▶ _WHAT TO WORK ON_
Nothing but the lines from the top of the data to the line holding "from matplotlib.lines import Line2D" should be printed, word for word and both ends included; leave the pictures out.

▶ _DATA PROVIDED_
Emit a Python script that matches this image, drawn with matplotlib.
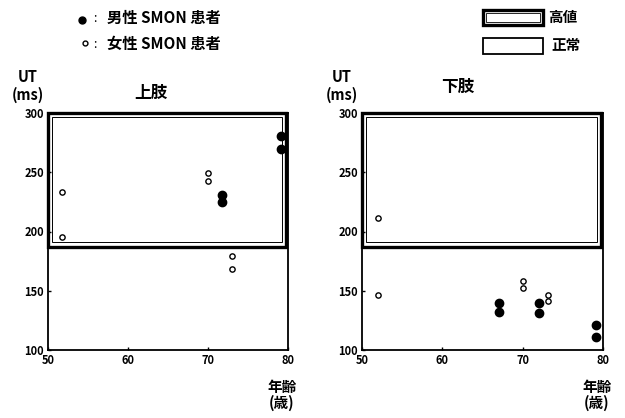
import matplotlib
matplotlib.use("Agg")
import matplotlib.pyplot as plt
from matplotlib.patches import Rectangle
from matplotlib.lines import Line2D

plt.rcParams['font.family'] = ['Noto Sans CJK JP', 'DejaVu Sans']

# 上肢: 年齢 / UT (ms)
upper_male_age = [71.7, 71.7, 79.1, 79.1]
upper_male_ut = [231, 225, 281, 270]
upper_female_age = [51.8, 51.8, 70.0, 70.0, 73.0, 73.0]
upper_female_ut = [233, 195, 249, 243, 179, 168]

# 下肢
lower_male_age = [67.0, 67.0, 72.0, 72.0, 79.1, 79.1]
lower_male_ut = [140, 132, 140, 131, 121, 111]
lower_female_age = [52.0, 52.0, 70.1, 70.1, 73.2, 73.2]
lower_female_ut = [211, 146, 158, 152, 146, 141]

# 高値 / 正常 の境界
threshold = 187
xticks = [50, 60, 70, 80]
yticks = [100, 150, 200, 250, 300]

W, H = 625, 418
fig = plt.figure(figsize=(W / 100, H / 100), dpi=100)


def fx(px):
    return px / W


def fy(py):
    return 1 - py / H


def panel(left_px, width_px, title, m_age, m_ut, f_age, f_ut, title_x, title_y):
    ax = fig.add_axes([fx(left_px), fy(350), width_px / W, 237 / H])
    ax.set_xlim(50, 80)
    ax.set_ylim(100, 300)
    for s in ax.spines.values():
        s.set_linewidth(1.3)
    ax.set_xticks(xticks)
    ax.set_yticks(yticks)
    ax.tick_params(direction='in', length=2, width=1, labelsize=8, pad=3)
    for lab in ax.get_xticklabels() + ax.get_yticklabels():
        lab.set_fontweight('bold')

    # 高値の範囲 (二重枠)
    ax.add_patch(Rectangle((50, threshold), 29.7, 300 - threshold, fill=False,
                           lw=2.4, ec='black', clip_on=False, zorder=2))
    ax.add_patch(Rectangle((50.45, threshold + 4), 28.8, 300 - threshold - 7.5,
                           fill=False, lw=0.7, ec='black', zorder=2))

    ax.plot(m_age, m_ut, 'o', color='black', ms=6, zorder=4)
    ax.plot(f_age, f_ut, 'o', mfc='white', mec='black', mew=1, ms=3.8, zorder=4)

    fig.text(fx(left_px - 20), fy(77), 'UT', ha='center', va='center',
             fontsize=10.5, fontweight='bold')
    fig.text(fx(left_px - 20), fy(95), '(ms)', ha='center', va='center',
             fontsize=10.5, fontweight='bold')
    fig.text(fx(title_x), fy(title_y), title, ha='center', va='center',
             fontsize=12, fontweight='bold')
    fig.text(fx(left_px + width_px - 6), fy(387), '年齢', ha='center', va='center',
             fontsize=10.5, fontweight='bold')
    fig.text(fx(left_px + width_px - 6), fy(403), '(歳)', ha='center', va='center',
             fontsize=10.5, fontweight='bold')
    return ax


panel(48, 240, '上肢', upper_male_age, upper_male_ut,
      upper_female_age, upper_female_ut, 151, 93)
panel(362, 241, '下肢', lower_male_age, lower_male_ut,
      lower_female_age, lower_female_ut, 458, 87)

# 凡例 (左上)
fig.add_artist(Line2D([fx(82)], [fy(20)], marker='o', color='black', ms=5,
                      transform=fig.transFigure))
fig.add_artist(Line2D([fx(85)], [fy(43)], marker='o', mfc='white', mec='black',
                      mew=1, ms=3.5, transform=fig.transFigure))
for py, label in [(18, '男性 SMON 患者'), (44, '女性 SMON 患者')]:
    fig.text(fx(95), fy(py), ':', ha='center', va='center', fontsize=9)
    fig.text(fx(107), fy(py), label, ha='left', va='center',
             fontsize=11, fontweight='bold')

# 凡例 (右上)
fig.add_artist(Rectangle((fx(483), fy(25)), 60 / W, 15 / H, fill=False,
                         lw=2.4, ec='black', transform=fig.transFigure))
fig.add_artist(Rectangle((fx(486), fy(22)), 54 / W, 9 / H, fill=False,
                         lw=0.6, ec='black', transform=fig.transFigure))
fig.add_artist(Rectangle((fx(483), fy(54)), 60 / W, 16 / H, fill=False,
                         lw=1.3, ec='black', transform=fig.transFigure))
fig.text(fx(548), fy(17), '高値', ha='left', va='center', fontsize=10.5, fontweight='bold')
fig.text(fx(551), fy(45), '正常', ha='left', va='center', fontsize=10.5, fontweight='bold')

fig.savefig('out.png', dpi=100, facecolor='white')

▶ _EXPECTED ANSWER_
Emit a Python script that matches this image, drawn with matplotlib.
import matplotlib
matplotlib.use("Agg")
import matplotlib.pyplot as plt
from matplotlib.patches import Rectangle
from matplotlib.lines import Line2D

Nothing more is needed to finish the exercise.